Partij voor de Dieren
29-11-2007
Partij voor de Dieren wil stop lobby minister voor toelating
gengewassen in Europa
In het kielzog van de lobby van de veevoerindustrie zoekt Minister
Verburg steun bij de Europese Commissie voor een versnelde
versoepeling van het verbod op de toelating van gengewassen in
Nederland en Europa. Inmiddels lijkt EU Landbouwcommissaris Fisher
Boel ook te voelen voor een versoepeling als de Voedsel en
Warenautoriteit van de Europese Unie (EFSA) geen bezwaren heeft. De
Partij voor de Dieren heeft vandaag opheldering gevraagd aan de
ministers van LNV en VROM omdat de Kamer geen mandaat heeft gegeven
voor de lobby van de minister om het toelatingsbeleid voor gengewassen
te versoepelen.
Het belangrijkste argument van minister Verburg voor versoepeling is
dat de veevoerprijzen zijn gestegen en dat varkensvlees duurder wordt
wanneer de sector geen gebruik kan maken van genetisch gemodificeerde
maïs en soja. De Partij voor de Dieren vindt het ongepast dat de
minister zich inzet voor de belangen van de veevoerindustrie en geen
rekening houdt met de wens van burgers om in Europa geen gengewassen
toe te staan. De partij wil de minister daarom aanspreken op haar
verantwoordelijkheid om in het belang van een duurzame samenleving
vast te blijven houden aan de nultolerantie op gengewassen.
Nederland is de grootste doorvoerhaven van Europa voor veevoer en een
van de grootste producenten van varkensvlees. De economische belangen
van de Nederlandse bio-industrie zijn groot waardoor de wensen van
burgers op de achtergrond dreigen te raken. De gevolgen van
gengewassen zijn nauwelijks te overzien, niet te controleren en niet
meer terug te draaien. Duidelijk is al wel dat het genetisch
manipuleren van gewassen grote gevaren met zich mee kan brengen zoals
bodemvervuiling, het verlies van biodiversiteit en de grote
afhankelijkheid van kwetsbare boeren van multinationals zoals
Monsanto.
De angst voor stijgende vleesprijzen en een dalende vraag naar vlees
kan wat de Partij voor de Dieren betreft geen argument zijn voor het
toelaten van genetisch gemanipuleerde gewassen. Daarbij komt dat
duizenden tonnen varkensvlees al maandenlang met Europese steun in
koelcellen ligt opgeslagen als gevolg van overproductie. Om van het
vlees af te komen heeft landbouwcommissaris Fisher Boel deze week
besloten grote subsidies te verstrekken voor de export van
varkensvlees. De sector kan zijn vlees dus met gemeenschapsgeld tegen
spotprijzen dumpen op de wereldmarkt, waar kleine boeren in arme delen
van de wereld de dupe van worden. Deze boeren kunnen niet concurreren
tegen de lage prijzen van het gedumpte vlees en vele kleine
familiebedrijfjes gaan hierdoor failliet.
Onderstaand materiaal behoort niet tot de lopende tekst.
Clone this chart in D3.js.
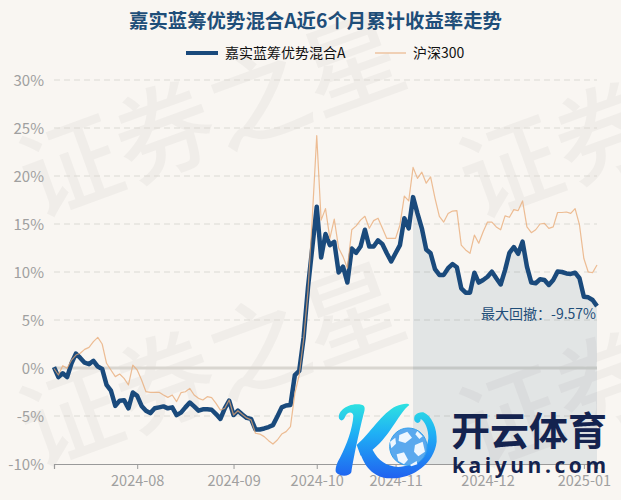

De Partij voor de Dieren vindt dat de Nederlandse regering moet
handelen vanuit het voorzorgsprincipe, en dat de Europese Commissie
zich moet inzetten voor een duurzame veehouderij in Europa. Dit is ook
het uitgangspunt van het nieuwe landbouwbeleid dat de Europese
Commissie wil inzetten met de Health Check van het gemeenschappelijk
landbouwbeleid die wordt uitgevoerd. Het streven is een landbouw die
wordt beloond voor maatschappelijke taken en waarbij niet-duurzame en
dieronvriendelijke productie wordt ontmoedigd. Het is duidelijk dat
exportsubsidies en het toestaan van de import van GGO gewassen voor
goedkoop veevoer daar geen plaats in hebben.